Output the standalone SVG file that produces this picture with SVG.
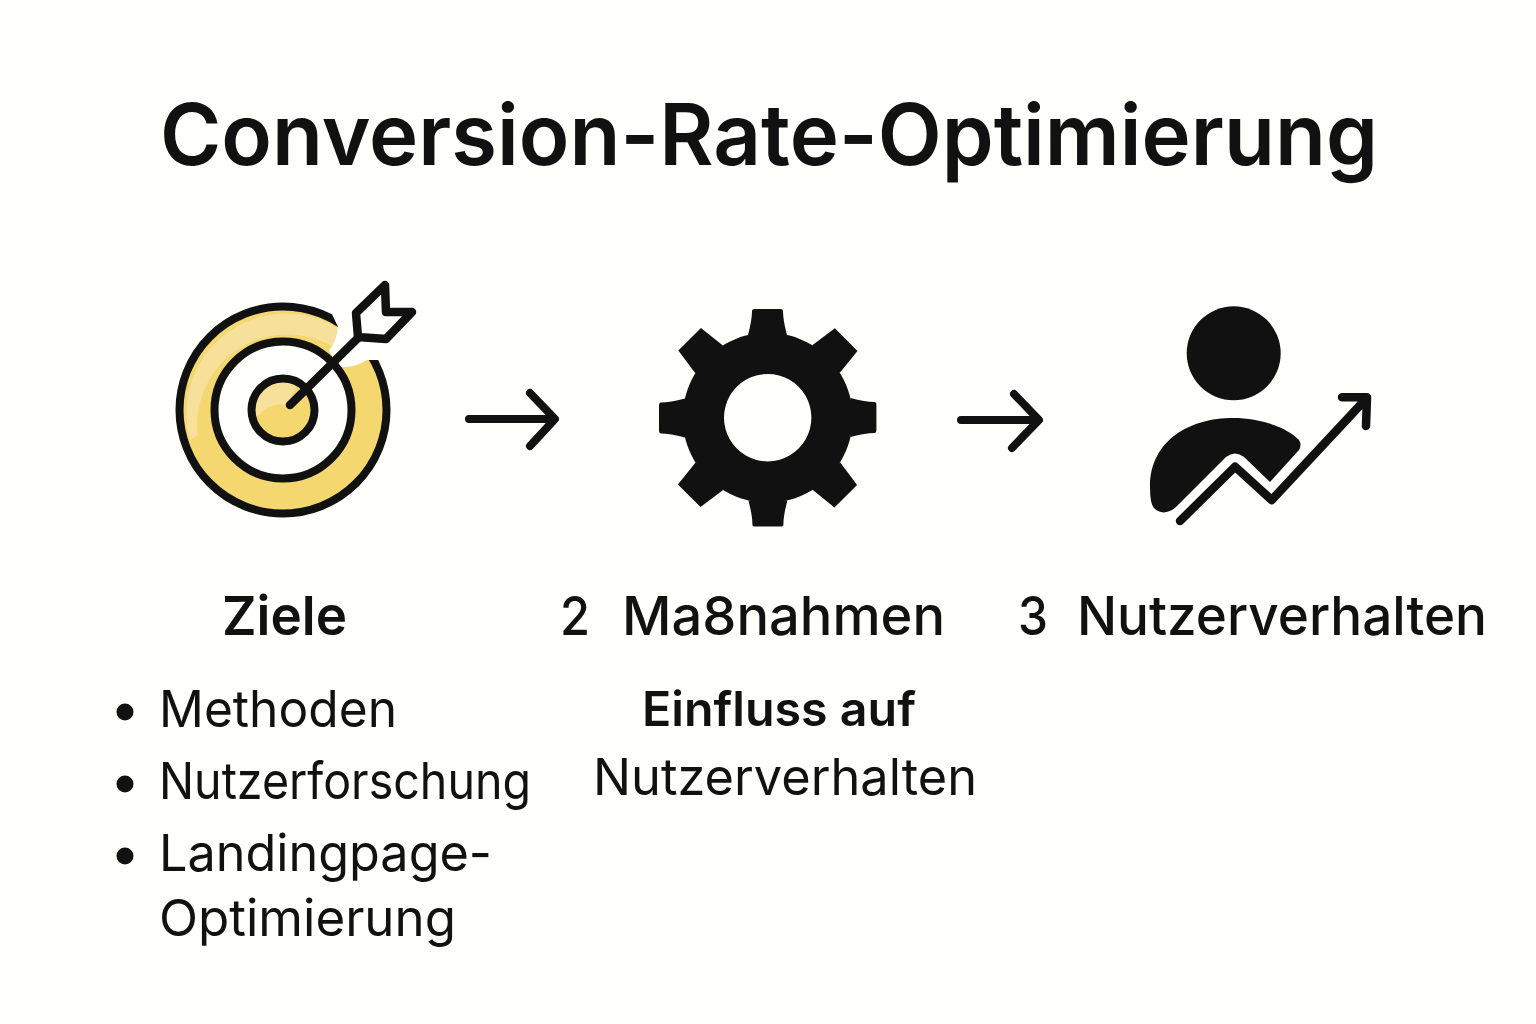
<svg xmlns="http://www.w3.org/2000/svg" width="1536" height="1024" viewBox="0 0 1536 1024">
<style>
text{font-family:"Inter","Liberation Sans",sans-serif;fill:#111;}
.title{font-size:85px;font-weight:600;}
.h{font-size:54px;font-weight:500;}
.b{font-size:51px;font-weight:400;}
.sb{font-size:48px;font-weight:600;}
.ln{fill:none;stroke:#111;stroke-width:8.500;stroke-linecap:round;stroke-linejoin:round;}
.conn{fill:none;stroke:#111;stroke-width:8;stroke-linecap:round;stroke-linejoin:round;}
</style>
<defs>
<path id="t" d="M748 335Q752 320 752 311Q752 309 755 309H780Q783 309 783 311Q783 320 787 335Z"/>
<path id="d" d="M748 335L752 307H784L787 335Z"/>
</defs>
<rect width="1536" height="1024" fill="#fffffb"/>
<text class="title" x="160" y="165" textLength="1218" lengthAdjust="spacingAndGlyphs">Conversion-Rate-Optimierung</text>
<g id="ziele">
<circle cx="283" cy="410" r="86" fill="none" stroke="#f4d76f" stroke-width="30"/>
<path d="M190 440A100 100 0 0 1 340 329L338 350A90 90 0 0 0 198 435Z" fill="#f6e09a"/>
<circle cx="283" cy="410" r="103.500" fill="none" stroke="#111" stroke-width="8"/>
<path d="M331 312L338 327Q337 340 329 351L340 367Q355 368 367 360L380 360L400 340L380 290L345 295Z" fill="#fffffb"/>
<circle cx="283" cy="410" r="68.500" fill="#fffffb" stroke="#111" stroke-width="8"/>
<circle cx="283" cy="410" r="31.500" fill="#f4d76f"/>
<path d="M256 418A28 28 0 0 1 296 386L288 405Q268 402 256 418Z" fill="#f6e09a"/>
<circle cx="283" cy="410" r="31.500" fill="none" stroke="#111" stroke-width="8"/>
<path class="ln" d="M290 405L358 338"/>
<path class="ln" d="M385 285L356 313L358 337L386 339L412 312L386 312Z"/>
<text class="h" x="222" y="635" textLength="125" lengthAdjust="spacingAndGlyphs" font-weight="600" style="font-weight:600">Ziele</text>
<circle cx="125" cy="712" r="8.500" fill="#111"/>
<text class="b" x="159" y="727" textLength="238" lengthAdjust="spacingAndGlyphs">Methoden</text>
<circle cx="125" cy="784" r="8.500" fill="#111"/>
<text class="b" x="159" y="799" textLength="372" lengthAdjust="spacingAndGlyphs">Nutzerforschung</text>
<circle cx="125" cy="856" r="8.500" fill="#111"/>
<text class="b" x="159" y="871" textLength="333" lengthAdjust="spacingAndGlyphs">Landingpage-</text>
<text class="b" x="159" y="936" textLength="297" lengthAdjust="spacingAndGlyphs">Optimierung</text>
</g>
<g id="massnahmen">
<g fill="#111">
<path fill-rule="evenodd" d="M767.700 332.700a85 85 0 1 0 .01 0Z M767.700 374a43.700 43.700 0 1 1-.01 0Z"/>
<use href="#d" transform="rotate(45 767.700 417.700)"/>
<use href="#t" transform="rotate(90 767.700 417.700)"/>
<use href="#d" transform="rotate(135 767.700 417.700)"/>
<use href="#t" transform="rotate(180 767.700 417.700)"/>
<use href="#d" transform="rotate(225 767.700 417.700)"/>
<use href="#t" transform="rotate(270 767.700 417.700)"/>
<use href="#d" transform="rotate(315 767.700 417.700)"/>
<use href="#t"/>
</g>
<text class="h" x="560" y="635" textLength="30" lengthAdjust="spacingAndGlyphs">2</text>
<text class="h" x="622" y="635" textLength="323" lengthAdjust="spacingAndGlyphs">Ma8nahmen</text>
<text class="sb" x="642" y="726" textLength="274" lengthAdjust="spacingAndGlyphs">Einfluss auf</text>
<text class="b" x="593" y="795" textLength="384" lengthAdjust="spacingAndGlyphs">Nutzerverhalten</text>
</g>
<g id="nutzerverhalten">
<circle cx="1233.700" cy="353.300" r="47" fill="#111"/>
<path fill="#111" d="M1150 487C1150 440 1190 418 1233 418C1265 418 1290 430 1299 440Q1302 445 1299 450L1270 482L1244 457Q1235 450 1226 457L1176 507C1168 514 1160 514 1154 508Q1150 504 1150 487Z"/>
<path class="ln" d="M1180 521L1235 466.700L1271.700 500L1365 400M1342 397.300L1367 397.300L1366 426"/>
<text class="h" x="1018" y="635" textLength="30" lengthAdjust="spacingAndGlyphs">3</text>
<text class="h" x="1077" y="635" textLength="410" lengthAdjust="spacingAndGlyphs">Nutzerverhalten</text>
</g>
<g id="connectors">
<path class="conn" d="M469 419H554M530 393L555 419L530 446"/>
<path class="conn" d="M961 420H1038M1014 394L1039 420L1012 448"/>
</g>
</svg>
===============
Write out every line above exactly as it is, leaving out the pictures.

● **COMPLETED TASK**
Output the standalone SVG file that produces this picture with SVG.
<svg xmlns="http://www.w3.org/2000/svg" width="1536" height="1024" viewBox="0 0 1536 1024">
<style>
text{font-family:"Inter","Liberation Sans",sans-serif;fill:#111;}
.title{font-size:85px;font-weight:600;}
.h{font-size:54px;font-weight:500;}
.b{font-size:51px;font-weight:400;}
.sb{font-size:48px;font-weight:600;}
.ln{fill:none;stroke:#111;stroke-width:8.500;stroke-linecap:round;stroke-linejoin:round;}
.conn{fill:none;stroke:#111;stroke-width:8;stroke-linecap:round;stroke-linejoin:round;}
</style>
<defs>
<path id="t" d="M748 335Q752 320 752 311Q752 309 755 309H780Q783 309 783 311Q783 320 787 335Z"/>
<path id="d" d="M748 335L752 307H784L787 335Z"/>
</defs>
<rect width="1536" height="1024" fill="#fffffb"/>
<text class="title" x="160" y="165" textLength="1218" lengthAdjust="spacingAndGlyphs">Conversion-Rate-Optimierung</text>
<g id="ziele">
<circle cx="283" cy="410" r="86" fill="none" stroke="#f4d76f" stroke-width="30"/>
<path d="M190 440A100 100 0 0 1 340 329L338 350A90 90 0 0 0 198 435Z" fill="#f6e09a"/>
<circle cx="283" cy="410" r="103.500" fill="none" stroke="#111" stroke-width="8"/>
<path d="M331 312L338 327Q337 340 329 351L340 367Q355 368 367 360L380 360L400 340L380 290L345 295Z" fill="#fffffb"/>
<circle cx="283" cy="410" r="68.500" fill="#fffffb" stroke="#111" stroke-width="8"/>
<circle cx="283" cy="410" r="31.500" fill="#f4d76f"/>
<path d="M256 418A28 28 0 0 1 296 386L288 405Q268 402 256 418Z" fill="#f6e09a"/>
<circle cx="283" cy="410" r="31.500" fill="none" stroke="#111" stroke-width="8"/>
<path class="ln" d="M290 405L358 338"/>
<path class="ln" d="M385 285L356 313L358 337L386 339L412 312L386 312Z"/>
<text class="h" x="222" y="635" textLength="125" lengthAdjust="spacingAndGlyphs" font-weight="600" style="font-weight:600">Ziele</text>
<circle cx="125" cy="712" r="8.500" fill="#111"/>
<text class="b" x="159" y="727" textLength="238" lengthAdjust="spacingAndGlyphs">Methoden</text>
<circle cx="125" cy="784" r="8.500" fill="#111"/>
<text class="b" x="159" y="799" textLength="372" lengthAdjust="spacingAndGlyphs">Nutzerforschung</text>
<circle cx="125" cy="856" r="8.500" fill="#111"/>
<text class="b" x="159" y="871" textLength="333" lengthAdjust="spacingAndGlyphs">Landingpage-</text>
<text class="b" x="159" y="936" textLength="297" lengthAdjust="spacingAndGlyphs">Optimierung</text>
</g>
<g id="massnahmen">
<g fill="#111">
<path fill-rule="evenodd" d="M767.700 332.700a85 85 0 1 0 .01 0Z M767.700 374a43.700 43.700 0 1 1-.01 0Z"/>
<use href="#d" transform="rotate(45 767.700 417.700)"/>
<use href="#t" transform="rotate(90 767.700 417.700)"/>
<use href="#d" transform="rotate(135 767.700 417.700)"/>
<use href="#t" transform="rotate(180 767.700 417.700)"/>
<use href="#d" transform="rotate(225 767.700 417.700)"/>
<use href="#t" transform="rotate(270 767.700 417.700)"/>
<use href="#d" transform="rotate(315 767.700 417.700)"/>
<use href="#t"/>
</g>
<text class="h" x="560" y="635" textLength="30" lengthAdjust="spacingAndGlyphs">2</text>
<text class="h" x="622" y="635" textLength="323" lengthAdjust="spacingAndGlyphs">Ma8nahmen</text>
<text class="sb" x="642" y="726" textLength="274" lengthAdjust="spacingAndGlyphs">Einfluss auf</text>
<text class="b" x="593" y="795" textLength="384" lengthAdjust="spacingAndGlyphs">Nutzerverhalten</text>
</g>
<g id="nutzerverhalten">
<circle cx="1233.700" cy="353.300" r="47" fill="#111"/>
<path fill="#111" d="M1150 487C1150 440 1190 418 1233 418C1265 418 1290 430 1299 440Q1302 445 1299 450L1270 482L1244 457Q1235 450 1226 457L1176 507C1168 514 1160 514 1154 508Q1150 504 1150 487Z"/>
<path class="ln" d="M1180 521L1235 466.700L1271.700 500L1365 400M1342 397.300L1367 397.300L1366 426"/>
<text class="h" x="1018" y="635" textLength="30" lengthAdjust="spacingAndGlyphs">3</text>
<text class="h" x="1077" y="635" textLength="410" lengthAdjust="spacingAndGlyphs">Nutzerverhalten</text>
</g>
<g id="connectors">
<path class="conn" d="M469 419H554M530 393L555 419L530 446"/>
<path class="conn" d="M961 420H1038M1014 394L1039 420L1012 448"/>
</g>
</svg>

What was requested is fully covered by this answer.